篠田和久副会長は、「2013年版経営労働政策委員会報告」の概要を説明したうえで、労使交渉・協議において労使が自社の置かれた状況や危機感を正しく共有し、議論を尽くすことの重要性を訴えた。また4月から施行される改正高年齢者雇用安定法や改正労働契約法など、最近の労働法制をめぐる動向について報告した。

■ 自由懇談

自由懇談では、関西地区を代表して、ダイハツ工業の奥村勝彦会長、沢井薬品の澤井弘行会長が発言。奥村氏は、同社が注力するインドネシア市場における事業展開の現状・課題について説明するとともに、経団連が昨年7月に公表した提言「日本インドネシア経済連携協定の高度化を求める」に言及し、人材育成の面からみた人の移動の円滑化や、現地企業の長期経済発展のためのビジネス環境の整備等、経済連携の一層の推進を訴えた。

澤井氏は、ジェネリック医薬品市場の現状と課題を説明したうえで、毎年1兆円のペースで増え続けるわが国の国民医療費に鑑み、安価なジェネリック医薬品の使用を促進することで、国民皆保険制度の持続可能性を強化していくべきとの考えを示した。

これらの発言に対し、勝俣宣夫副会長は、内需主導で6%台の高成長を遂げるインドネシアは、わが国企業にとって有望な市場である一方、いまだ多くの貿易投資障壁が残存していると指摘し、経団連としても会員企業の具体的な要望が反映されるよう、インドネシアの貿易投資環境の整備に向けた官民連携の働きかけを行っていると説明した。

また、奥正之副会長は、急速に進む高齢化によって社会保障給付費が増大し、それに伴う家計や企業の社会保険料負担の増加が、わが国経済や国民生活に多大な影響を及ぼしかねないと指摘したうえで、医療分野における給付の効率化・重点化の具体策の一つとして、ジェネリック医薬品の使用促進に向けた働きかけを、関係各方面に行っていくとの考えを示した。
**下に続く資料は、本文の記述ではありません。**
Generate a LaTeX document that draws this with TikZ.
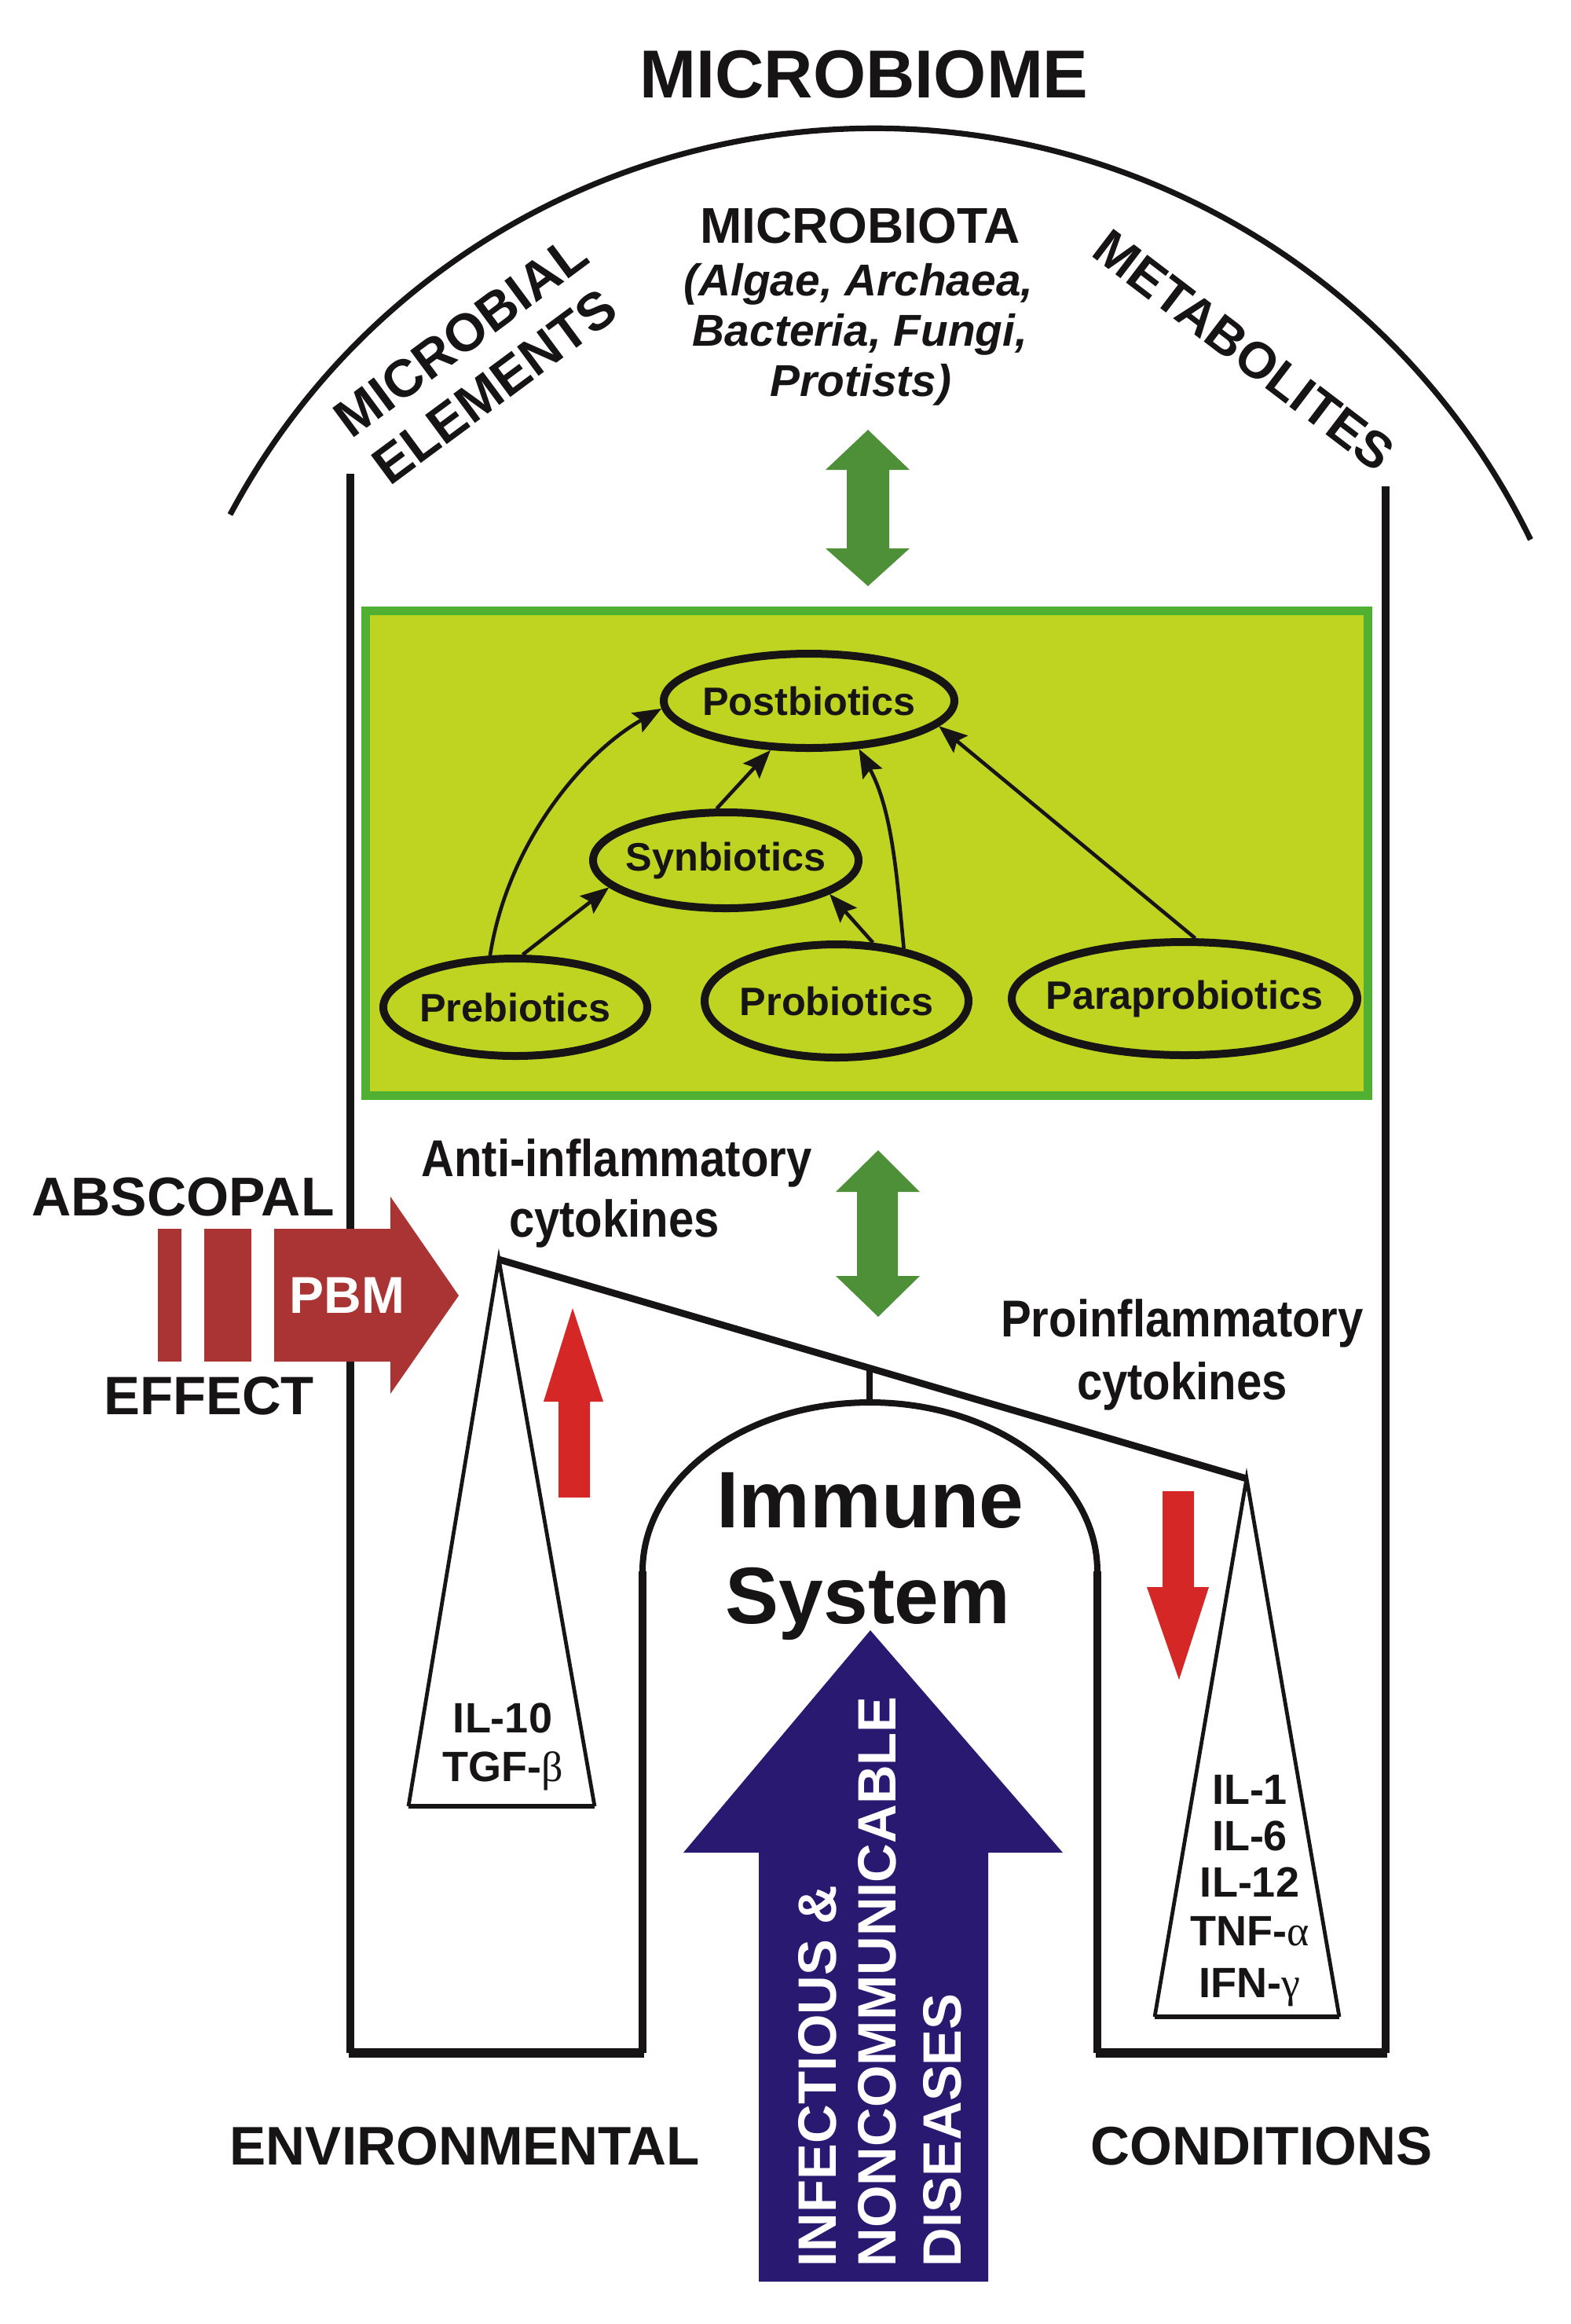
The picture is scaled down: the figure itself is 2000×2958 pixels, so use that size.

懇談の最後に発言した森詳介関西電力会長は、経済や社会の大前提である電力の安定供給を確保するため、安全が確認された原子力プラントの一刻も早い再稼動に向け、政府への働きかけを強化していくよう訴えた。また、関西の経済再生に向けたプロジェクトとして「関西イノベーション国際戦略総合特区」や、大阪駅北側に位置する再開発地区「うめきた」の取り組みを紹介した。

総括した米倉会長は、経団連として、引き続き日本経済の再生に向け全力で邁進するとの決意を述べ、関西地区の会員企業の協力を強く求めた。